Den Schaden hat der Steuerzahler. Denn die Stadt Köln hatte sich verpflichtet, die Mieten ab 2012 zu übernehmen, wenn die Messe diese nicht mehr aufbringen kann. Und wie nicht anders zu erwarten, kann die seit Jahren defizitär arbeitende Messe die immensen Mietzahlungen von jährlich mehr als 22 Millionen Euro an den Oppenheim-Esch-Fonds nicht erwirtschaften. Für 2009 und 2010 rechnet das Unternehmen mit rund 40 Millionen Euro Verlust. Weitere Verluste werden für die Jahre bis 2014 erwartet. Im Gegenzug plant die Messe ein »Sparprogramm«: In den kommenden Jahren soll jeder zehnte Arbeitsplatz abgebaut werden. Mitverantwortlich für dieses Debakel ist Roters Amtsvorgänger Fritz Schramma (CDU). Das hielt seine Partei nicht davon ab, den Alt-OB als Mitglied für den neu zu besetzenden Messeaufsichtsrat vorzuschlagen. Erst nach breiter öffentlicher Kritik verzichtete Schramma auf das Mandat.

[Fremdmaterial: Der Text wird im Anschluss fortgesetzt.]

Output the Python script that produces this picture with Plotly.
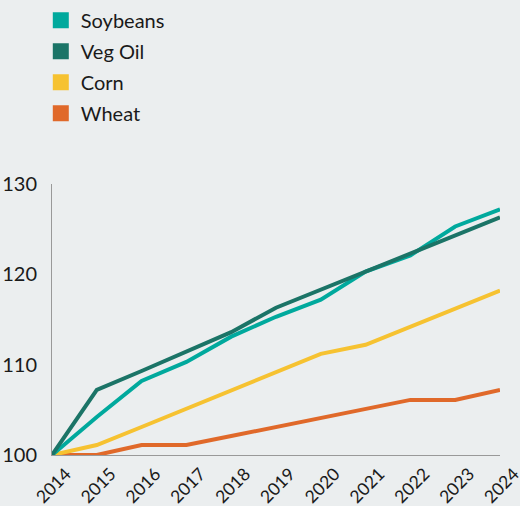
import plotly.graph_objects as go

years = list(range(2014, 2025))
soybeans = [100, 104.2, 108.2, 110.3, 113.1, 115.3, 117.2, 120.3, 122.1, 125.3, 127.2]
veg_oil = [100, 107.2, 109.3, 111.4, 113.6, 116.3, 118.3, 120.3, 122.2, 124.2, 126.3]
corn = [100, 101.1, 103.1, 105.1, 107.2, 109.2, 111.2, 112.2, 114.2, 116.2, 118.2]
wheat = [100, 100, 101.1, 101.1, 102.1, 103.1, 104.1, 105.1, 106.1, 106.1, 107.2]

series = [
    ("Soybeans", soybeans, "#00A99D"),
    ("Veg Oil", veg_oil, "#1B7467"),
    ("Corn", corn, "#F6C231"),
    ("Wheat", wheat, "#E0692A"),
]

BG = "#EBEEEF"
FONT = "Lato, 'Noto Sans', sans-serif"

fig = go.Figure()
for name, vals, col in [series[3], series[2], series[0], series[1]]:
    fig.add_trace(go.Scatter(x=years, y=vals, mode="lines", name=name,
                             line=dict(color=col, width=4), showlegend=False,
                             hoverinfo="x+y+name"))
for i, (name, vals, col) in enumerate(series):
    fig.add_trace(go.Scatter(x=[None], y=[None], mode="markers", name=name,
                             legendgroup=f"g{i}",
                             marker=dict(symbol="square", size=16, color=col),
                             showlegend=True))

fig.update_layout(
    width=520, height=506,
    paper_bgcolor=BG, plot_bgcolor=BG,
    margin=dict(l=52, r=20, t=184, b=51, autoexpand=False),
    font=dict(family=FONT, color="#1a1a1a", size=16),
    legend=dict(x=-0.025, y=1.676, xanchor="left", yanchor="top",
                font=dict(size=20, color="#1a1a1a"), bgcolor="rgba(0,0,0,0)",
                tracegroupgap=2, itemsizing="trace"),
    xaxis=dict(range=[2014, 2024], tickmode="array", tickvals=years,
               ticktext=[str(y) for y in years], tickangle=-45,
               showgrid=False, zeroline=False, showline=True,
               linecolor="#999999", linewidth=1, ticks="",
               ticklabelshift=14, ticklabelstandoff=1,
               ticklabeloverflow="allow",
               tickfont=dict(size=17.5), automargin=False),
    yaxis=dict(range=[100, 130], tickvals=[100, 110, 120, 130],
               showgrid=False, zeroline=False, showline=True,
               linecolor="#999999", linewidth=1, ticks="",
               ticklabelstandoff=10, tickfont=dict(size=20), automargin=False),
    showlegend=True,
)

fig.write_html("out.html")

Und der neue OB und Messe-Aufsichtsratschef? Jürgen Roters war zuvor Kölner Regierungspräsident (RP). Im Juli 2004 richtete das Kölner Bürger-Bündnis eine Anfrage an den damaligen RP und äußerte kommunalrechtliche Bedenken gegen den Messedeal. Anstatt das Geschäft zu prüfen und die Verträge einzusehen, übernahm Roters die Stellungnahme der Stadt Köln, die das Geschäft als völlig unbedenklich einstufte. Hoffnungen weckte er dann kurz nach seinem Amtsantritt im Herbst vergangenen Jahres: »Ich möchte auf jeden Fall verhindern, dass wir wieder undurchsichtige Geschäfte machen, die auch von den Politikern nicht durchschaut werden können, wie zum Beispiel beim Bau der Messehallen.« Derzeit scheint es jedoch, als ziehe auch Roters sich wieder ins Undurchsichtige zurück.